------ SUPPLIED MATERIAL

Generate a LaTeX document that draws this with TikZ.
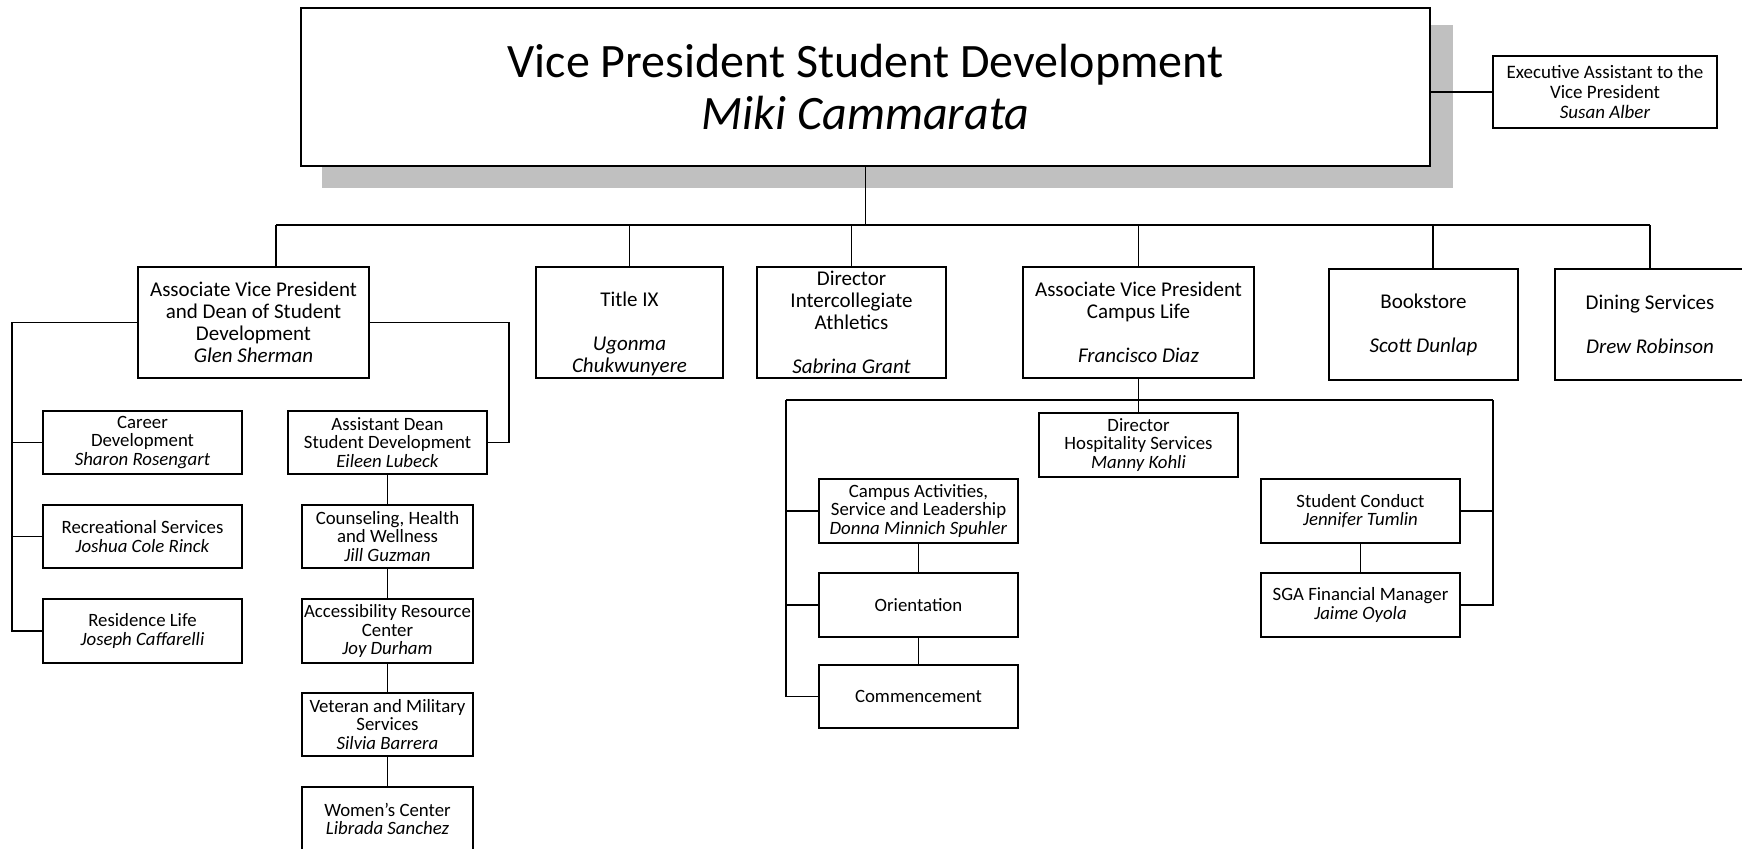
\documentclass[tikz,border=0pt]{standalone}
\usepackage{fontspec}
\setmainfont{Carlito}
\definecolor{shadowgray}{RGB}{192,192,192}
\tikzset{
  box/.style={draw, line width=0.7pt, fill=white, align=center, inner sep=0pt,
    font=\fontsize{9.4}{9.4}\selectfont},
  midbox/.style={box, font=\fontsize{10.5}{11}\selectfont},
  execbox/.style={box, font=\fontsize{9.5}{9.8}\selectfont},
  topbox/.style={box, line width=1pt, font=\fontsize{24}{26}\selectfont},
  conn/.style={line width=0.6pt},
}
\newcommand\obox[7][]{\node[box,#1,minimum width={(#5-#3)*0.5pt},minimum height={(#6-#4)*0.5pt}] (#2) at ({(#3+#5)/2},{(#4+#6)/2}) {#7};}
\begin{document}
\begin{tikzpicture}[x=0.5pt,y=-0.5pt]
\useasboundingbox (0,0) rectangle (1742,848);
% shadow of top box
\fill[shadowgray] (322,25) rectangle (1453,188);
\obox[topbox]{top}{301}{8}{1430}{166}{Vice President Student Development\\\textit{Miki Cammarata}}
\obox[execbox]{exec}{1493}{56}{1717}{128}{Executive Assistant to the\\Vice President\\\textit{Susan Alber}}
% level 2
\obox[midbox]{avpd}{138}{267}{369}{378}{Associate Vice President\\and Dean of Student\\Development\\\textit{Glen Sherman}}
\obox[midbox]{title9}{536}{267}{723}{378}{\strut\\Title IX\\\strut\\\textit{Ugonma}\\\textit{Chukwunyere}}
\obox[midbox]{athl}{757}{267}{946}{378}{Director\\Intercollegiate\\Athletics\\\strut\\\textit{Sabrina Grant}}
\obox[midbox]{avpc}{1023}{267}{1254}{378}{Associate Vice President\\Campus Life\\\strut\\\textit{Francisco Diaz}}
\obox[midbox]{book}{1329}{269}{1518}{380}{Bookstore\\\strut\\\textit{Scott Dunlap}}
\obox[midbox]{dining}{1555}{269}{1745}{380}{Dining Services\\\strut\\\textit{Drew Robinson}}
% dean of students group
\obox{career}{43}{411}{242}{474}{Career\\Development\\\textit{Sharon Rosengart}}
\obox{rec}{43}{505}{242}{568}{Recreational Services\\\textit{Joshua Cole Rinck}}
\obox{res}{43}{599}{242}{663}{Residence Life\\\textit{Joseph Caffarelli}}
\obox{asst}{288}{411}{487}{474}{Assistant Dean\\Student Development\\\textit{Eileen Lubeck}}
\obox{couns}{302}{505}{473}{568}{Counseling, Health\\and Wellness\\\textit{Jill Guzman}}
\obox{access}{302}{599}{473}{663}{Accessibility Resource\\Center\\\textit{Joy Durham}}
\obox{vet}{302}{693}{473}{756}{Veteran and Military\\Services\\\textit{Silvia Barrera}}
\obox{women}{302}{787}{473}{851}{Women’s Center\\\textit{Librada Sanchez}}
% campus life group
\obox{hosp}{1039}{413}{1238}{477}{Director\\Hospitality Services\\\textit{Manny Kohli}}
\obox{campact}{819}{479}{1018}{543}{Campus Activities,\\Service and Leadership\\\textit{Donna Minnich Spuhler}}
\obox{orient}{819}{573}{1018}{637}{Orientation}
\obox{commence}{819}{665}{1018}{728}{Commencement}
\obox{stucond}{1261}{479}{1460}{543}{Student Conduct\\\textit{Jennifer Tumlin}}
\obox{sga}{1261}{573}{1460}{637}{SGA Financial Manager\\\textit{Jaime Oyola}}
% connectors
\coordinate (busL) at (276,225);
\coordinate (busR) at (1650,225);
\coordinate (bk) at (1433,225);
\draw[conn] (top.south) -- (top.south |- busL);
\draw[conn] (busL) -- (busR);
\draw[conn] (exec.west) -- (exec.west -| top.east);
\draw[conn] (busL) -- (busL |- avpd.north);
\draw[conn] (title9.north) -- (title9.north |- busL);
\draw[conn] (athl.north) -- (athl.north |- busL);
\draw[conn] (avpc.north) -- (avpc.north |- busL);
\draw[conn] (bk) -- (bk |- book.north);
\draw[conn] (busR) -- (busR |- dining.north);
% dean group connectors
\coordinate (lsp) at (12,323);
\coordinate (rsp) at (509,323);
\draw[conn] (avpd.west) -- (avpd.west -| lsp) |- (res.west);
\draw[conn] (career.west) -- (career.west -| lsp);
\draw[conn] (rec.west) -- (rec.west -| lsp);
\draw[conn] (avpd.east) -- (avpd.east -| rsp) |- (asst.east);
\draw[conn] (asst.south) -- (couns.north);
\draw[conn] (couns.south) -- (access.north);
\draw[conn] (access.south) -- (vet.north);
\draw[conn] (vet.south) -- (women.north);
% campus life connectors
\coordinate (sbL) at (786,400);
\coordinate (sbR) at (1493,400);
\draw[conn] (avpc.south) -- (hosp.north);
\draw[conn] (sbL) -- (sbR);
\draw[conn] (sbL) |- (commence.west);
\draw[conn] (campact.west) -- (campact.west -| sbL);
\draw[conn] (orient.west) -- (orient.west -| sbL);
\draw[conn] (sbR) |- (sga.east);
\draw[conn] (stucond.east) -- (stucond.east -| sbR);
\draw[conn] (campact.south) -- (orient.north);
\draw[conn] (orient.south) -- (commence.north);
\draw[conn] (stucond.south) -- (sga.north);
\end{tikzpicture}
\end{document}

------------
------ SUPPLIED MATERIAL

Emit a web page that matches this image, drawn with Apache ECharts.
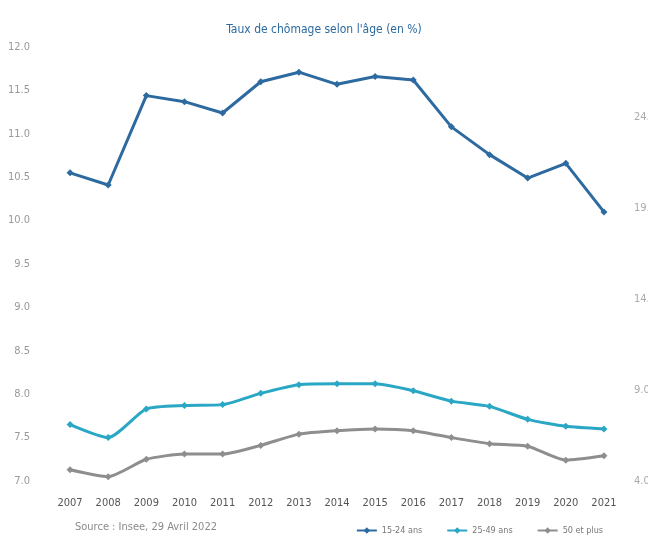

------------
------ SUPPLIED MATERIAL

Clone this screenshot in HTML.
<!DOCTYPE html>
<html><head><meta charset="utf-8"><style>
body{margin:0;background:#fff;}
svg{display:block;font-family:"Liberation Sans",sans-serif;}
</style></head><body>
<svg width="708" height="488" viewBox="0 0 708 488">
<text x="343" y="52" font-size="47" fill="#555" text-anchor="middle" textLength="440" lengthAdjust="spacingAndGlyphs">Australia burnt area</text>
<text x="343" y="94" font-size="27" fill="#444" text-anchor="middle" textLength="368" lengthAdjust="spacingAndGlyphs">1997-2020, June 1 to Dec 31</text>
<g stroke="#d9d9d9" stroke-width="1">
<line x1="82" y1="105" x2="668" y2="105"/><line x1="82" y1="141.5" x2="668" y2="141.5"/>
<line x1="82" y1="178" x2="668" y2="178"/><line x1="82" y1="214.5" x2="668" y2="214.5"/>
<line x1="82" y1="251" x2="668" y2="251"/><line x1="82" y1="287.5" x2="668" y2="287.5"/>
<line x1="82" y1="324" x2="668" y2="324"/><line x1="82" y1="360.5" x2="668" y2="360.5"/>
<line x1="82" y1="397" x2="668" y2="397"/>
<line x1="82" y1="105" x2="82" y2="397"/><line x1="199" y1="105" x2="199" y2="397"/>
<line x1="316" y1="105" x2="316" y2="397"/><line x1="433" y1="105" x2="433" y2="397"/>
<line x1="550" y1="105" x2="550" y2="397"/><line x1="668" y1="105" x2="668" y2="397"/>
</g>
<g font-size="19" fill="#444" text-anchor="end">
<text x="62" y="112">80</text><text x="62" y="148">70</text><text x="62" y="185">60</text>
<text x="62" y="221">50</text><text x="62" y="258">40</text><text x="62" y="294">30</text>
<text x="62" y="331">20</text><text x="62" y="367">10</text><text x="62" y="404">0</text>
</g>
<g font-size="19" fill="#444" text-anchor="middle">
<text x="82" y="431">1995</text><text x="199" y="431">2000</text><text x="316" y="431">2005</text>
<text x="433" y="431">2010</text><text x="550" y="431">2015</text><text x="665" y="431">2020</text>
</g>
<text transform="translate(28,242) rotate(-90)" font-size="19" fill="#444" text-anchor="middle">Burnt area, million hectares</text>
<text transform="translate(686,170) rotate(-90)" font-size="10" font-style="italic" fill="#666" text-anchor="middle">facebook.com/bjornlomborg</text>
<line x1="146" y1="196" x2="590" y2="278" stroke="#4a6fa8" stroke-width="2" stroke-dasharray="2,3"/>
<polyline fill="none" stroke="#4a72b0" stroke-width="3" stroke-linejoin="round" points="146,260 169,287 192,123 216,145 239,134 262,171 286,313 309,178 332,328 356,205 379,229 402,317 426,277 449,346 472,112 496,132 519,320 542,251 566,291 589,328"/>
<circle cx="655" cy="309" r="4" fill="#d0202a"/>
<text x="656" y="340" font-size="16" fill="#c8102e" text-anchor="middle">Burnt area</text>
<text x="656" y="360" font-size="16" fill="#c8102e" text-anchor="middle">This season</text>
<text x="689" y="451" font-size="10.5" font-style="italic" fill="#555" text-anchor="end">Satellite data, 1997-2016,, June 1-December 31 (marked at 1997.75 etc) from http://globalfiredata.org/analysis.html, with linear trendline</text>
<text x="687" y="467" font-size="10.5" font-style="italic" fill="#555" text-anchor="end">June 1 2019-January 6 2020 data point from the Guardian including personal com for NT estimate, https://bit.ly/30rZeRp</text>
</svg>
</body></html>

------------

WHAT TO WORK ON: Pull out every line holding "with" from the records above, and copy it.

EXERCISE ANSWER:
Generate a LaTeX document that draws this with TikZ.
Emit a web page that matches this image, drawn with Apache ECharts.
<text x="689" y="451" font-size="10.5" font-style="italic" fill="#555" text-anchor="end">Satellite data, 1997-2016,, June 1-December 31 (marked at 1997.75 etc) from http://globalfiredata.org/analysis.html, with linear trendline</text>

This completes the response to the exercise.